◆ **Goal of the exercise**:
Extract the complete data exactly as given.

(Records from a data source)
-- -- --

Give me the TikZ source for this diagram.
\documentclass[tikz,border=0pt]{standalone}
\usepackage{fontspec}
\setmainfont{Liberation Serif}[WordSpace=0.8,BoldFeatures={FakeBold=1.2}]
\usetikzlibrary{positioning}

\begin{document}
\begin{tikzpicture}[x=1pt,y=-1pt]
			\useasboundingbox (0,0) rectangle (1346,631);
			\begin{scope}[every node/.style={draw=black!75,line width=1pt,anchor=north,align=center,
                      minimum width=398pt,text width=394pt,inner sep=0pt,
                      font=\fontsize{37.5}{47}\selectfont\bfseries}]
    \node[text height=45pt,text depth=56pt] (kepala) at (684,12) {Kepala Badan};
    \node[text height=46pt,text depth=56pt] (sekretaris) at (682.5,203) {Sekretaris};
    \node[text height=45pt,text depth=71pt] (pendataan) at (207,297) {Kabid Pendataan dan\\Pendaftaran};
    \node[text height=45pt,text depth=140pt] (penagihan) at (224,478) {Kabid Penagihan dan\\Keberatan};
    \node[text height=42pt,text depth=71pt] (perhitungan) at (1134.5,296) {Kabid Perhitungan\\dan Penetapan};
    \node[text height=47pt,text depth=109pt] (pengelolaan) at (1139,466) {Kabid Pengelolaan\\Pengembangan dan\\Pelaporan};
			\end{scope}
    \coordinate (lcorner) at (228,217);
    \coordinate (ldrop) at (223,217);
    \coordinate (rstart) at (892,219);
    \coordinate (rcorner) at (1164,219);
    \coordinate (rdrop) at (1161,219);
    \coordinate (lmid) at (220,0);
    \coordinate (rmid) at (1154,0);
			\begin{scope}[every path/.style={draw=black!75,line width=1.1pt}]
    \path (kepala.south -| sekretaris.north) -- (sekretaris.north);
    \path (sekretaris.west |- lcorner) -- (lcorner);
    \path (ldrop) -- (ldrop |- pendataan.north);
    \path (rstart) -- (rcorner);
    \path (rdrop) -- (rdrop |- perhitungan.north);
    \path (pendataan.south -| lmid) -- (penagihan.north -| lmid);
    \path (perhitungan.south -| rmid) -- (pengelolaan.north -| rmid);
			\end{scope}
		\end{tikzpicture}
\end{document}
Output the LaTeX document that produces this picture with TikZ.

-- -- --

◆ **Result of this task**:
Give me the TikZ source for this diagram.
\documentclass[tikz,border=0pt]{standalone}
\usepackage{fontspec}
\setmainfont{Liberation Serif}[WordSpace=0.8,BoldFeatures={FakeBold=1.2}]
\usetikzlibrary{positioning}

\begin{document}
\begin{tikzpicture}[x=1pt,y=-1pt]
			\useasboundingbox (0,0) rectangle (1346,631);
			\begin{scope}[every node/.style={draw=black!75,line width=1pt,anchor=north,align=center,
                      minimum width=398pt,text width=394pt,inner sep=0pt,
                      font=\fontsize{37.5}{47}\selectfont\bfseries}]
    \node[text height=45pt,text depth=56pt] (kepala) at (684,12) {Kepala Badan};
    \node[text height=46pt,text depth=56pt] (sekretaris) at (682.5,203) {Sekretaris};
    \node[text height=45pt,text depth=71pt] (pendataan) at (207,297) {Kabid Pendataan dan\\Pendaftaran};
    \node[text height=45pt,text depth=140pt] (penagihan) at (224,478) {Kabid Penagihan dan\\Keberatan};
    \node[text height=42pt,text depth=71pt] (perhitungan) at (1134.5,296) {Kabid Perhitungan\\dan Penetapan};
    \node[text height=47pt,text depth=109pt] (pengelolaan) at (1139,466) {Kabid Pengelolaan\\Pengembangan dan\\Pelaporan};
			\end{scope}
    \coordinate (lcorner) at (228,217);
    \coordinate (ldrop) at (223,217);
    \coordinate (rstart) at (892,219);
    \coordinate (rcorner) at (1164,219);
    \coordinate (rdrop) at (1161,219);
    \coordinate (lmid) at (220,0);
    \coordinate (rmid) at (1154,0);
			\begin{scope}[every path/.style={draw=black!75,line width=1.1pt}]
    \path (kepala.south -| sekretaris.north) -- (sekretaris.north);
    \path (sekretaris.west |- lcorner) -- (lcorner);
    \path (ldrop) -- (ldrop |- pendataan.north);
    \path (rstart) -- (rcorner);
    \path (rdrop) -- (rdrop |- perhitungan.north);
    \path (pendataan.south -| lmid) -- (penagihan.north -| lmid);
    \path (perhitungan.south -| rmid) -- (pengelolaan.north -| rmid);
			\end{scope}
		\end{tikzpicture}
\end{document}
Output the LaTeX document that produces this picture with TikZ.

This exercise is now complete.